The Corporation for Enterprise Development did a survey of over 900 companies with five or fewer employees to take a look at business financial needs. They found that fifty-five percent of those surveyed indicated that they could only cover a single month’s business expenses with their savings. Just under forty percent of survey respondents said they sometimes lacked the cash on hand to meet their business expenses. Unfortunately, what they found lines up with what small businesses owners everywhere already know – most small businesses are full of hard-working people who aren’t rich and aren’t expecting to be rich five years from now.
That makes cash flow all the more important. Having highly variable cash flow, or a poor handle on your cash flow, has some obvious effects. It affects how much you can plan on being able to get the supplies you need. It affects your employees’ perceptions of their job safety. And just as importantly, the added stress this puts on the business owner reduces what you’re able to accomplish each day – a major negative effect.
There are hundreds of sophisticated tips to build a better cash flow management system, but we know that most automotive repair shop owners don’t have time to spend their entire working week on cash flow management.
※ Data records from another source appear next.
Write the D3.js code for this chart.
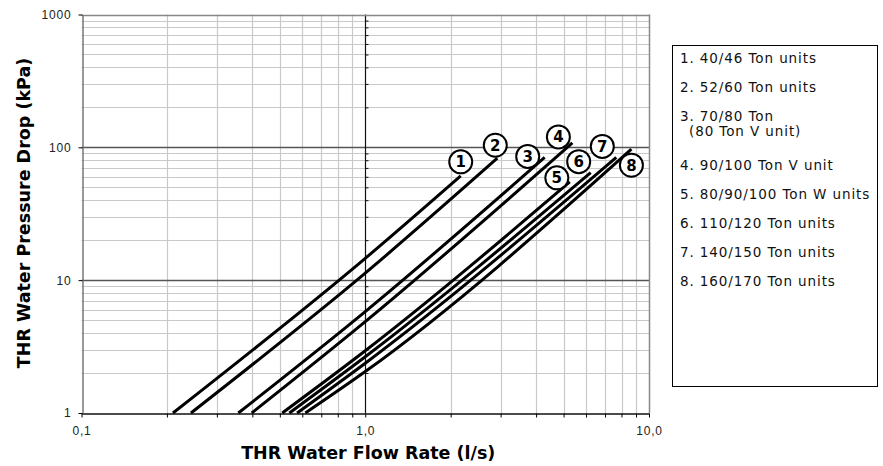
<!DOCTYPE html>
<html>
<head>
<meta charset="utf-8">
<script src="https://d3js.org/d3.v7.min.js"></script>
<style>
body { margin: 0; background: #fff; }
text { font-family: "DejaVu Sans", Verdana, sans-serif; }
</style>
</head>
<body>
<svg width="883" height="466"></svg>
<script>
// chart data
var xTickLabels = ["0,1", "1,0", "10,0"];
var xTickValues = [0.1, 1, 10];
var yTickValues = [1, 10, 100, 1000];

var unitNames = ["40/46 Ton units", "52/60 Ton units", "70/80 Ton|(80 Ton V unit)",
  "90/100 Ton V unit", "80/90/100 Ton W units", "110/120 Ton units",
  "140/150 Ton units", "160/170 Ton units"];

// flow (l/s) and pressure drop (kPa) for each curve
var flow1 = [0.21, 1.0, 2.17],  drop1 = [1, 14.6, 61];
var flow2 = [0.243, 1.0, 2.92], drop2 = [1, 11.3, 82.8];
var flow3 = [0.357, 1.0, 4.29], drop3 = [1, 5.8, 84];
var flow4 = [0.398, 1.0, 5.37], drop4 = [1, 4.87, 108];
var flow5 = [0.51, 1.0, 5.26],  drop5 = [1, 2.94, 55];
var flow6 = [0.54, 1.0, 6.23],  drop6 = [1, 2.65, 64.5];
var flow7 = [0.575, 1.0, 7.67], drop7 = [1, 2.37, 84];
var flow8 = [0.615, 1.0, 8.67], drop8 = [1, 2.05, 96.8];

var flows = [flow1, flow2, flow3, flow4, flow5, flow6, flow7, flow8];
var drops = [drop1, drop2, drop3, drop4, drop5, drop6, drop7, drop8];

// where the numbered callouts sit, relative to the end of each curve (px)
var calloutOffset = [[0,-14],[-2,-13],[-17,-1],[-14,-6],[-13,-4],[-12,-11],[-14,-11],[0,16]];

var svg = d3.select("svg");

var x = d3.scaleLog().domain([0.1, 10]).range([81.5, 649]);
var y = d3.scaleLog().domain([1, 1000]).range([413, 14.5]);

// minor values inside each decade
function minors(lo, hi) {
  var out = [];
  for (var d = lo; d < hi; d *= 10)
    for (var k = 2; k <= 9; k++) out.push(d * k);
  return out;
}
var xMinor = minors(0.1, 10), yMinor = minors(1, 1000);

var grid = svg.append("g");
grid.selectAll(".vx").data(xMinor).enter().append("line")
  .attr("x1", d => Math.round(x(d)) + 0.5).attr("x2", d => Math.round(x(d)) + 0.5)
  .attr("y1", y(1000)).attr("y2", y(1))
  .style("stroke", "#c9c9c9").style("stroke-width", 1.2);
grid.selectAll(".hy").data(yMinor).enter().append("line")
  .attr("y1", d => Math.round(y(d)) + 0.5).attr("y2", d => Math.round(y(d)) + 0.5)
  .attr("x1", x(0.1)).attr("x2", x(10))
  .style("stroke", "#c9c9c9").style("stroke-width", 1.2);

// major lines
grid.selectAll(".hm").data([10, 100]).enter().append("line")
  .attr("y1", d => Math.round(y(d)) + 0.5).attr("y2", d => Math.round(y(d)) + 0.5)
  .attr("x1", x(0.1)).attr("x2", x(10))
  .style("stroke", "#555").style("stroke-width", 1.3);
grid.append("line")
  .attr("x1", Math.round(x(1)) + 0.5).attr("x2", Math.round(x(1)) + 0.5)
  .attr("y1", y(1000)).attr("y2", y(1))
  .style("stroke", "#111").style("stroke-width", 1.2);

// frame: top and right in gray
grid.append("line").attr("x1", x(0.1)).attr("x2", x(10))
  .attr("y1", Math.round(y(1000)) + 0.5).attr("y2", Math.round(y(1000)) + 0.5)
  .style("stroke", "#888").style("stroke-width", 1.5);
grid.append("line").attr("y1", y(1000)).attr("y2", y(1))
  .attr("x1", Math.round(x(10)) + 0.5).attr("x2", Math.round(x(10)) + 0.5)
  .style("stroke", "#888").style("stroke-width", 1.5);

// small ticks along the 1,0 line
svg.append("g")
  .attr("transform", "translate(" + (Math.round(x(1)) + 0.5) + ",0)")
  .call(d3.axisRight(y).tickValues(yMinor).tickSize(3).tickFormat(""))
  .call(g => g.select(".domain").remove())
  .selectAll("line").style("stroke", "#111");

// bottom axis
var xAxis = svg.append("g")
  .attr("transform", "translate(0," + (Math.round(y(1)) + 0.5) + ")")
  .call(d3.axisBottom(x).tickValues(xTickValues.concat(xMinor)).tickSize(4)
    .tickFormat(d => { var i = xTickValues.indexOf(d); return i >= 0 ? xTickLabels[i] : ""; })
    .tickSizeOuter(0));
xAxis.select(".domain").style("stroke", "#111").style("stroke-width", 1.5);
xAxis.selectAll("text").style("font-size", "12px").style("fill", "#222")
  .style("font-family", "'Liberation Sans', Arial, sans-serif").style("letter-spacing", "0.8px")
  .attr("dy", "1.2em");

// left axis
var yAxis = svg.append("g")
  .attr("transform", "translate(" + (Math.round(x(0.1)) + 0.5) + ",0)")
  .call(d3.axisLeft(y).tickValues(yTickValues).tickSize(4).tickSizeOuter(0)
    .tickFormat(d3.format("d")));
yAxis.select(".domain").style("stroke", "#777").style("stroke-width", 1.5);
yAxis.selectAll("text").style("font-size", "12px").style("fill", "#222")
  .style("font-family", "'Liberation Sans', Arial, sans-serif").style("letter-spacing", "0.8px")
  .attr("x", -11);

// curves
var line = d3.line().x(d => x(d[0])).y(d => y(d[1])).curve(d3.curveMonotoneX);
flows.forEach(function(f, i) {
  var pts = f.map((v, j) => [v, drops[i][j]]);
  svg.append("path").attr("d", line(pts))
    .style("fill", "none").style("stroke", "#000").style("stroke-width", 3);
});

// numbered callouts
flows.forEach(function(f, i) {
  var n = f.length - 1;
  var cx = x(f[n]) + calloutOffset[i][0], cy = y(drops[i][n]) + calloutOffset[i][1];
  var g = svg.append("g").attr("transform", "translate(" + cx + "," + cy + ")");
  g.append("circle").attr("r", 11.5)
    .style("fill", "#fff").style("stroke", "#000").style("stroke-width", 2);
  g.append("text").text(i + 1).attr("text-anchor", "middle").attr("dy", "0.37em")
    .style("font-size", "15px").style("font-weight", "bold");
});

// axis titles
svg.append("text").text("THR Water Flow Rate (l/s)")
  .attr("x", x(1) + 3).attr("y", 459).attr("text-anchor", "middle")
  .style("font-size", "17.5px").style("font-weight", "bold");
svg.append("text").text("THR Water Pressure Drop (kPa)")
  .attr("transform", "translate(30,213) rotate(-90)").attr("text-anchor", "middle")
  .style("font-size", "17.5px").style("font-weight", "bold");

// legend box
svg.append("rect").attr("x", 672.5).attr("y", 45.5).attr("width", 205).attr("height", 341)
  .style("fill", "#fff").style("stroke", "#000").style("stroke-width", 1);
var ly = 62.5;
unitNames.forEach(function(name, i) {
  var parts = name.split("|");
  parts.forEach(function(p, k) {
    svg.append("text").text(k === 0 ? (i + 1) + ". " + p : p)
      .attr("x", k === 0 ? 680 : 689).attr("y", ly)
      .style("font-size", "13.5px").style("letter-spacing", "0.9px").style("fill", "#111");
    ly += k < parts.length - 1 ? 15 : (parts.length > 1 ? 34 : 29);
  });
});
</script>
</body>
</html>
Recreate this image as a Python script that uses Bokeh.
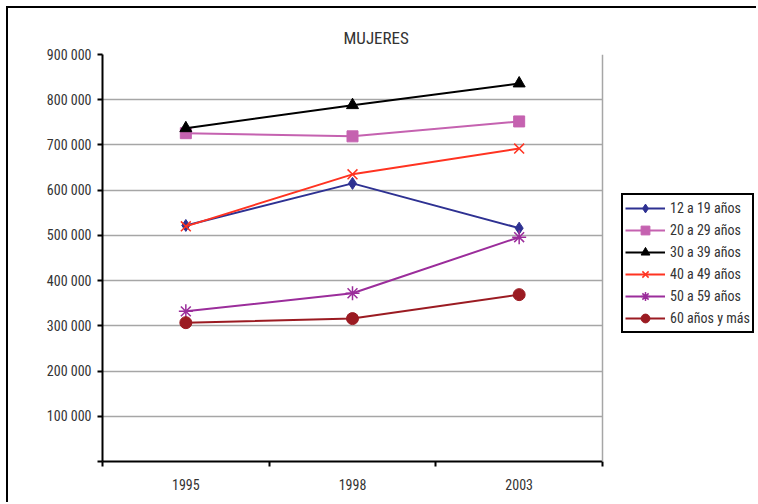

With that in mind, here are a couple of tips to improve cash flow at your shop:
Make sure you’re measuring what’s coming in the door. Different shops use different metrics – select a few that seem to matter the most to your shop, set some targets, and make sure that everyone on your staff is invested in meeting them. Here are a few of the most common:
- Car count – how many cars are you seeing in a week?
- Productivity – how many of your technicians’ hours are being billed to someone for labor?
- Efficiency – if you bill someone for two hours of labor for a job, how many hours does it take your technician to complete it?
- Parts vs labor – of the money coming into your shop, how much of it is low-profit part sales, and how much is high-profit labor?
If you have a monthly goal, and you’re measuring, posting, and talking about your progress towards meeting that goal, you’ll have far better odds of achieving it. Remember that you don’t have to totally transform the way your shop is doing business in order to track a few of these and aim for continual improvement.
Build your recurring revenue base. It’s much easier to plan for success if you’re getting a good amount of recurring revenue. This comes from your established customers, the ones that predictably come in for regular maintenance. Regular maintenance is critical for many successful repair shop businesses in the modern era. The big, expensive parts in cars – engines, transmissions, camshafts – are lasting longer than ever before. But this “regular maintenance” customer doesn’t just bring in more revenue, they bring in more reliable revenue, which is more valuable than the unexpected great profitability that the big repairs can bring your way.